Jurnalis harus memperkuat pengetahuan tentang lingkungan hidup. Sebab, daya jangkau penyebaran berita melalui media massa, dipercaya dapat mendorong peningkatan kesadaran tentang perilaku dan program pembangunan yang berwawasan lingkungan.

Penilaian itu tersaji dalam Konferensi Nasional Jurnalis Lingkungan Hidup (KNJLH+), pada 19-20 Januari 2023, yang diselenggarakan oleh Masyarakat Jurnalis Lingkungan Indonesia atau The Society of Indonesian Environmental Journalists (SIEJ).

Berlangsung di Wisma Hijau, Kota Depok, Jawa Barat, konferensi ini mengusung tema “Darurat Krisis Iklim: Perkuat Jurnalisme Lingkungan di Tengah Krisis”.

Joni Aswira, yang terpilih menjadi Ketua Umum SIEJ periode 2022-2025, menyebutkan bahwa penguatan jurnalisme lingkungan merupakan konsekuensi dari fenomena perubahan iklim, polusi, kerusakan biodiversitas, serta kenaikan suhu rata-rata bumi.

Atas dasar itu, KNJLH+ diharap dapat menjembatani jurnalis di seluruh Indonesia untuk merefleksikan kerja-kerja jurnalistik, memperluas pengetahuan, serta menggerakkan aksi penyelamatan lingkungan hidup dan sumber daya alam.

“Memang perjuangan kita masih panjang, dan kita perlu memperluas pengetahuan terkait dengan lingkungan hidup,” kata Joni.

Zulkifli Mangkau, jurnalis lepas yang berdomisili di Gorontalo menilai, penguatan jurnalisme lingkungan dapat dilakukan dengan meningkatkan partisipasi dan kolaborasi jurnalis dalam meliput berita-berita lingkungan hidup. Serta, menjadikan topik-topik lingkungan sebagai perhatian utama dalam ruang redaksi media massa di Indonesia.

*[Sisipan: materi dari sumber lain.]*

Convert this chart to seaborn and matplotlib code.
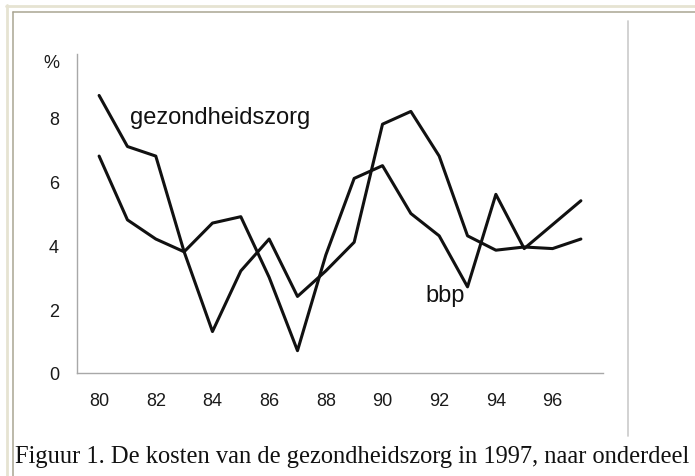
import numpy as np
import pandas as pd
import matplotlib
matplotlib.use("Agg")
import matplotlib.pyplot as plt
from matplotlib.lines import Line2D
import seaborn as sns

years = [80, 81, 82, 83, 84, 85, 86, 87, 88, 89, 90, 91, 92, 93, 94, 95, 96, 97]
gezondheidszorg = [8.7, 7.1, 6.8, 3.8, 1.3, 3.2, 4.2, 2.4, 3.2, 4.1, 7.8, 8.2, 6.8, 4.3, 3.85, 3.95, 3.9, 4.2]
bbp = [6.8, 4.8, 4.2, 3.8, 4.7, 4.9, 3.0, 0.7, 3.7, 6.1, 6.5, 5.0, 4.3, 2.7, 5.6, 3.9, 4.65, 5.4]
x_labels = ["80", "82", "84", "86", "88", "90", "92", "94", "96"]
y_ticks = [0, 2, 4, 6, 8, 10]
y_labels = ["0", "2", "4", "6", "8", "%"]
caption = "Figuur 1. De kosten van de gezondheidszorg in 1997, naar onderdeel"

sns.set_theme(style="white")
plt.rcParams["font.family"] = ["Liberation Sans", "DejaVu Sans"]

pos = np.arange(len(years))
df = pd.DataFrame({
    "pos": np.concatenate([pos, pos]),
    "waarde": gezondheidszorg + bbp,
    "reeks": ["gezondheidszorg"] * len(years) + ["bbp"] * len(years),
})

W, H = 695, 477
fig = plt.figure(figsize=(W / 100, H / 100), dpi=100)
fig.patch.set_facecolor("white")

# axes placement (pixels)
ax_left, ax_right, ax_top, ax_bottom = 77, 603, 55, 374
ax = fig.add_axes([ax_left / W, 1 - ax_bottom / H, (ax_right - ax_left) / W, (ax_bottom - ax_top) / H])

sns.lineplot(data=df, x="pos", y="waarde", hue="reeks", palette=["#111111", "#111111"],
             linewidth=2.2, legend=False, ax=ax, sort=False, estimator=None)

ax.set_xlim(-0.78, len(years) - 1 + 0.78)
ax.set_ylim(0, 10)
ax.set_xlabel("")
ax.set_ylabel("")

for s in ["top", "right"]:
    ax.spines[s].set_visible(False)
for s in ["left", "bottom"]:
    ax.spines[s].set_color("#a8a8a8")
    ax.spines[s].set_linewidth(1.0)

ax.set_yticks(y_ticks)
ax.set_yticklabels(y_labels)
ax.tick_params(axis="y", direction="in", length=4, width=1, color="#a8a8a8",
               labelsize=13, pad=13, labelcolor="#1a1a1a")

label_pos = [years.index(int(l)) for l in x_labels]
ax.set_xticks(label_pos)
ax.set_xticklabels(x_labels)
ax.set_xticks(np.arange(-0.5, len(years), 1.0), minor=True)
ax.tick_params(axis="x", which="major", length=0, labelsize=13, pad=14, labelcolor="#1a1a1a")
ax.tick_params(axis="x", which="minor", direction="in", length=4, width=1, color="#a8a8a8")
# "%" sits a little below the top tick
for lbl in ax.get_yticklabels():
    if lbl.get_text() == "%":
        lbl.set_va("top")

ax.text(1.09, 7.83, "gezondheidszorg", fontsize=17, va="baseline", ha="left", color="#111111")
ax.text(11.5, 2.27, "bbp", fontsize=17, va="baseline", ha="left", color="#111111")

# caption
fig.text(15 / W, 1 - 463 / H, caption, fontsize=17.65, family=["Liberation Serif", "DejaVu Serif"],
         va="baseline", ha="left", color="#111111")

# frame lines of the page
def hline(y, x0, x1, color, lw):
    fig.add_artist(Line2D([x0 / W, x1 / W], [1 - y / H, 1 - y / H], color=color, lw=lw,
                          transform=fig.transFigure))

def vline(x, y0, y1, color, lw):
    fig.add_artist(Line2D([x / W, x / W], [1 - y0 / H, 1 - y1 / H], color=color, lw=lw,
                          transform=fig.transFigure))

hline(7, 6, W, "#e6e3d2", 2.0)
vline(7, 6, H, "#e6e3d2", 2.0)
hline(13, 12.5, W, "#a9a592", 1.1)
vline(13, 12.5, H, "#a9a592", 1.1)
vline(628, 22, 437, "#cfcfcf", 1.3)

fig.savefig("out.png", dpi=100)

Wulan Yanurwati, jurnalis Radar Jogja menyebut, selain aktivitas mendokumentasikan informasi dan peristiwa di lapangan, narasi-narasi jurnalistik harus mampu membangun optimisme terkait keberlanjutan lingkungan.

“Kita perlu lebih perhatian pada lingkungan, bekerja dengan kemampuan masing-masing. Meskipun efeknya lambat, tapi kita perlu bikin langkah kecil,” ujar nya.

Untuk meningkatkan kesadaran dan optimisme tersebut, kata Eny Musliha, jurnalis lepas asal Lampung, kerja-kerja jurnalistik harus didasari kemauan yang kuat menggali informasi, memperkaya pengetahuan lingkungan hidup, dan mempertimbangkan berbagai pandangan.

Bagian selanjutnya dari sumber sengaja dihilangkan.